Get started with the Surface Duo emulator
With the Surface Duo Emulator you can test your Android app on the Surface Duo and Surface Duo 2 form factors without needing a physical device. The emulator simulates postures, gestures, hinge angle, pen pressure, multi-touch, mimicking the seam between the two screens, and more.
See Get the Surface Duo emulator if you don't yet have the tools installed.
How to debug your app on the emulator
The Surface Duo emulator will not automatically appear in the Android Studio device list nor in AVD Manager, you should start it manually. There are two app icons in the desktop and also in the Start menu available on Windows, or you can use the
run_<devicename>.bat/.sh script in the install location to launch the emulator.
- Launch the emulator via the app icon or the script.
- Open your project in Android Studio.
- Build your project: Build > Make Project or Ctrl+F9.
- Select Surface_Duo_2_API_32 from the list of running devices (if it does not appear, you should start it directly from the file system).
- Run your project to deploy it to the emulator: Run > Run 'project name' or Shift+F10.
- To stop debugging: Run > Stop 'project name' or Ctrl+F2.
You can also debug using ADB. Visual Studio users should refer to the Xamarin instructions for the emulator.
The Surface Duo Android 12L emulator runs API 32 and the Android 11 emulator runs API 30. The original Surface Duo Android 10 emulator runs API 29.
Make sure your project compiles with API 32 or higher when using the latest emulator release.
Span your app in the emulator
To span your app in the emulator, drag the app from the white bar at the bottom of the app screen towards the middle of the device.
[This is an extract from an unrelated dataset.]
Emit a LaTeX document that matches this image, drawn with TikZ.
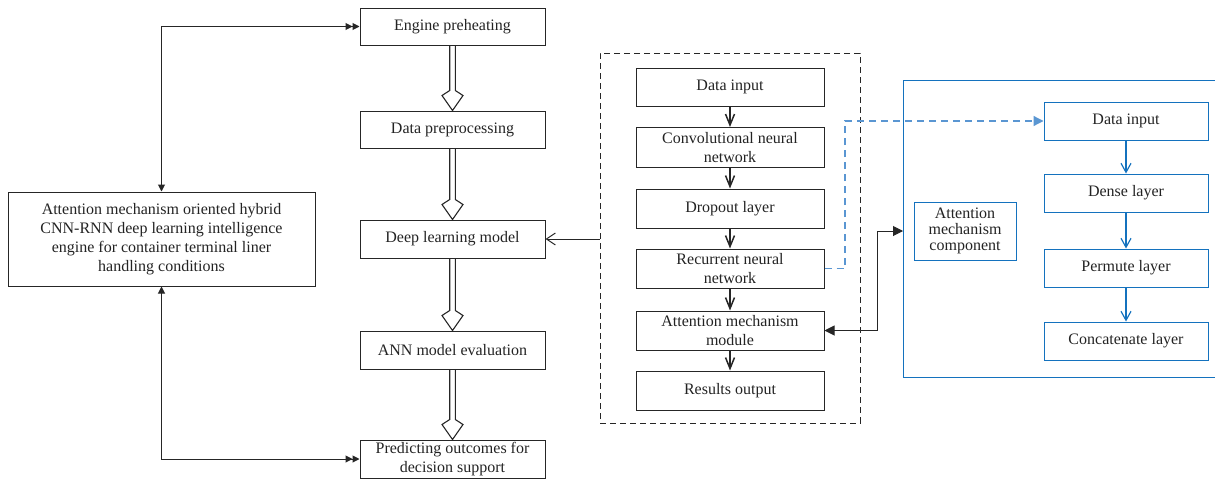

When the background is shaded across both screens (white or black tint, depending on light or dark mode), release the app.
Rotate your app in the emulator
You can rotate the emulator using these buttons in the emulator toolbox, or use Control+Left arrow and Control+Right arrow keyboard shortcuts:
If the screen elements don't rotate, check that Auto-rotate is enabled. You can use Settings > Display > Auto-rotate screen or pull down from the status bar and ensure the Auto-rotate option is enabled:
Move, rotate, and preview the device posture
Open the the Extended controls window from the emulator toolbar and the select Virtual sensors item. This shows the Device Pose tab.
You can also use the Rotation buttons to center the device and set the rotation to 0, 90, 180, or 270 degrees.
Simulate the hinge angle changing
Open the the Extended controls window from the emulator toolbar and the select Virtual sensors item. This shows the Device Pose tab which has a Fold radio button. Clicking that, a hinge angle slider and four Posture buttons will be shown. A specific hinge angle will be set by these buttons.
|Posture name||Hinge angle range|
|Closed||0(default) - 30|
|Half-Open||30 - 90(default) - 150|
|Open||150 - 180(default) - 235|
|Flipped ^||235 - 360(default)|
^ Flipped postures should only have one active screen. The second screen will be turned off at angles greater than 235 degrees.
Simulate the device rotation and movement
Access the device posture buttons in the Extended controls window, Virtual sensors section, use the Rotate and Move radio buttons to adjust the device position and orientation using the sliders and buttons or just dragging the device on the 3D preview window.
Add files to the emulator
You can drag supported file types (such as images) into the emulator window, and they will be copied into the emulator's file system. You can also use the Device File Explorer in Android Studio.
If you drag a compatible APK into the emulator window, it will automatically be installed and ready to use.